Author: Ascribed to St. Hilary, Bishop of Poitiers (d. 368), but on insufficient evidence. Meter: Iambic dimeter. Translation by W. J. Blew. There are about twenty translations. The Annus Sanctus contains three translations, and a fragment of a fourth. Liturgical Use: Hymn for Lauds on Whitsunday and throughout the octave.
  1. “The circle of the year has again brought back to us blessed joys, when the Spirit, the Comforter, came down upon the Apostles.”
  2. “The fire with tremulous flame assumed the shape of a tongue, that they might be eloquent in speech and fervent in charity.” Et apparuerunt illis dispertitæ linguæ tamquam ignis, seditque supra singulos eorum (Acts 2, 3).
  3. “Speaking in the tongues of all, the multitudes of the Gentiles are amazed: they deemed as drunk with new wine, those whom the Holy Ghost had filled.”
  4. “These things were wrought mystically, when the Paschal time was completed, in the sacred circle of days in which by law remission occurred.” Circulo = numero, as in the Original Text. Remissio: The allusion is to the annus remissionis (Ezech. 46, 17), or Year of Jubilee, which in the Old Law occurred every fifty years (cf. Lev. 25). During the Year of Jubilee, debts were remitted, slaves liberated, etc. Read the article on Jubilee, in the Cath. Encycl. Read also the article on Sabbatical Year, as both are referred to in Lev. 25.
  5. “With bowed heads, we now beseech Thee, O most loving God, to bestow upon us the gifts of the Holy Ghost, which were sent down from heaven.” Largire, imper. of largior.
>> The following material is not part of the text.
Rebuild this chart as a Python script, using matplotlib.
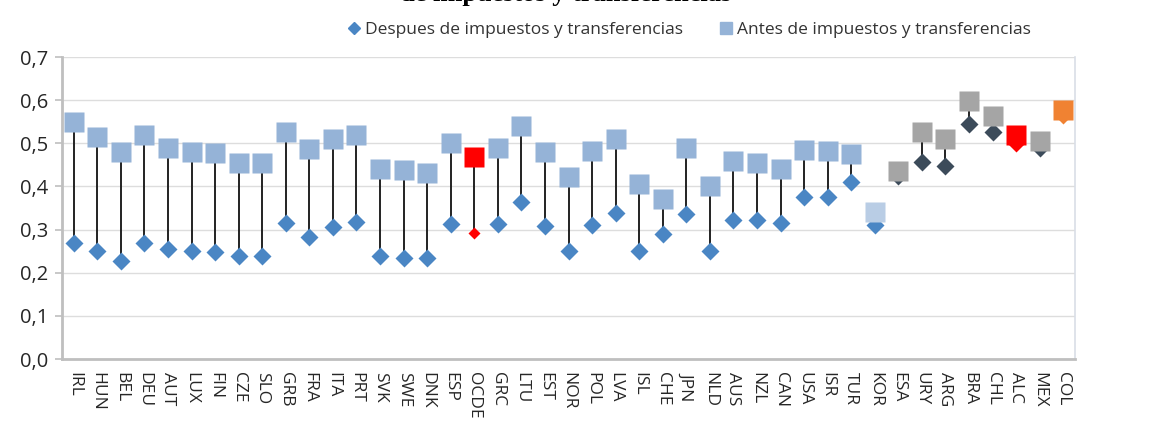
#!/usr/bin/env python3
# Gini antes / despues de impuestos y transferencias - dumbbell chart

import matplotlib
matplotlib.use("Agg")
import matplotlib.pyplot as plt
from matplotlib.lines import Line2D

# -------------------------
# Data
# -------------------------
paises = ["IRL", "HUN", "BEL", "DEU", "AUT", "LUX", "FIN", "CZE", "SLO", "GRB",
          "FRA", "ITA", "PRT", "SVK", "SWE", "DNK", "ESP", "OCDE", "GRC", "LTU",
          "EST", "NOR", "POL", "LVA", "ISL", "CHE", "JPN", "NLD", "AUS", "NZL",
          "CAN", "USA", "ISR", "TUR", "KOR", "ESA", "URY", "ARG", "BRA", "CHL",
          "ALC", "MEX", "COL"]

antes = [0.550, 0.515, 0.480, 0.520, 0.490, 0.480, 0.478, 0.455, 0.455, 0.525,
         0.487, 0.510, 0.520, 0.440, 0.437, 0.432, 0.500, 0.468, 0.490, 0.540,
         0.480, 0.423, 0.483, 0.510, 0.405, 0.370, 0.490, 0.400, 0.460, 0.455,
         0.440, 0.485, 0.482, 0.475, 0.340, 0.436, 0.527, 0.510, 0.598, 0.563,
         0.520, 0.505, 0.578]

despues = [0.270, 0.250, 0.226, 0.270, 0.256, 0.250, 0.248, 0.239, 0.239, 0.315,
           0.283, 0.307, 0.317, 0.238, 0.235, 0.235, 0.312, 0.292, 0.313, 0.365,
           0.308, 0.250, 0.310, 0.338, 0.250, 0.290, 0.335, 0.250, 0.323, 0.323,
           0.316, 0.376, 0.376, 0.410, 0.310, 0.425, 0.457, 0.447, 0.545, 0.527,
           0.500, 0.490, 0.565]

y_ticks = [0.0, 0.1, 0.2, 0.3, 0.4, 0.5, 0.6, 0.7]

# -------------------------
# Colours per group
# -------------------------
AZUL_SQ = "#95B3D7"
AZUL_D = "#4A86C4"
GRIS_SQ = "#A5A5A5"
GRIS_D = "#3C4B5A"
ROJO = "#FF0000"
NARANJA = "#F08232"
latam = {"ESA", "URY", "ARG", "BRA", "CHL", "MEX"}


def colores(p):
    if p in ("OCDE", "ALC"):
        return ROJO, ROJO
    if p == "COL":
        return NARANJA, NARANJA
    if p == "KOR":
        return "#B9CDE5", AZUL_D
    if p in latam:
        return GRIS_SQ, GRIS_D
    return AZUL_SQ, AZUL_D


plt.rcParams["font.family"] = ["Open Sans", "DejaVu Sans"]

fig = plt.figure(figsize=(11.53, 4.30), dpi=100)
ax = fig.add_axes([62 / 1153, 1 - 359 / 430, (1075 - 62) / 1153, (359 - 57) / 430])

x = list(range(len(paises)))

# stems
ax.vlines(x, despues, antes, color="#222222", linewidth=1.4, zorder=2)

# despues (diamonds), then antes (squares) on top
for i, p in enumerate(paises):
    c_sq, c_d = colores(p)
    ms_d = 6 if p == "OCDE" else 9.5
    ax.plot(i, despues[i], marker="D", markersize=ms_d, color=c_d,
            markeredgecolor="none", linestyle="none", zorder=3)
    ax.plot(i, antes[i], marker="s", markersize=14, color=c_sq,
            markeredgecolor="none", linestyle="none", zorder=4)

ax.set_xlim(-0.5, len(paises) - 0.5)
ax.set_ylim(0, 0.7)
ax.set_yticks(y_ticks)
ax.set_yticklabels([f"{v:.1f}".replace(".", ",") for v in y_ticks],
                   fontsize=14.5, color="#262626")
ax.set_xticks(x)
ax.set_xticklabels(paises, rotation=-90, fontsize=12.5, color="#262626")
ax.tick_params(axis="x", length=0, pad=9)
ax.tick_params(axis="y", length=5, width=1.2, color="#BFBFBF", pad=5)

ax.grid(axis="y", color="#DDDDDD", linewidth=1)
ax.set_axisbelow(True)
ax.spines["top"].set_visible(False)
ax.spines["right"].set_color("#D9DEE6")
ax.spines["right"].set_linewidth(1.2)
ax.spines["left"].set_color("#BFBFBF")
ax.spines["left"].set_linewidth(2)
ax.spines["bottom"].set_color("#BFBFBF")
ax.spines["bottom"].set_linewidth(2)

# legend
handles = [
    Line2D([], [], marker="D", markersize=6, color=AZUL_D, linestyle="none"),
    Line2D([], [], marker="s", markersize=9, color=AZUL_SQ, linestyle="none"),
]
fig.legend(handles,
           ["Despues de impuestos y transferencias", "Antes de impuestos y transferencias"],
           loc="center", bbox_to_anchor=(688 / 1153, 1 - 30 / 430), ncol=2,
           frameon=False, fontsize=12.5, handletextpad=0.1, columnspacing=2.0,
           handlelength=1.0, labelcolor="#333333")

# title (cropped at the top in the original)
fig.text(400 / 1153, 1 - 1.5 / 430, "de impuestos y transferencias",
         ha="left", va="baseline", fontsize=19, fontweight="bold",
         family="Liberation Serif")

fig.savefig("out.png", dpi=100)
  6. “Formerly Thou didst fill with Thy grace sacred breasts; pardon now our sins and grant us peaceful days.” The first two lines of this stanza may refer either to our own breasts sanctified in Baptism, or to the breasts of the Apostles which were sanctified in so wondrous a manner on the day of Pentecost. Note the elaborate English doxology.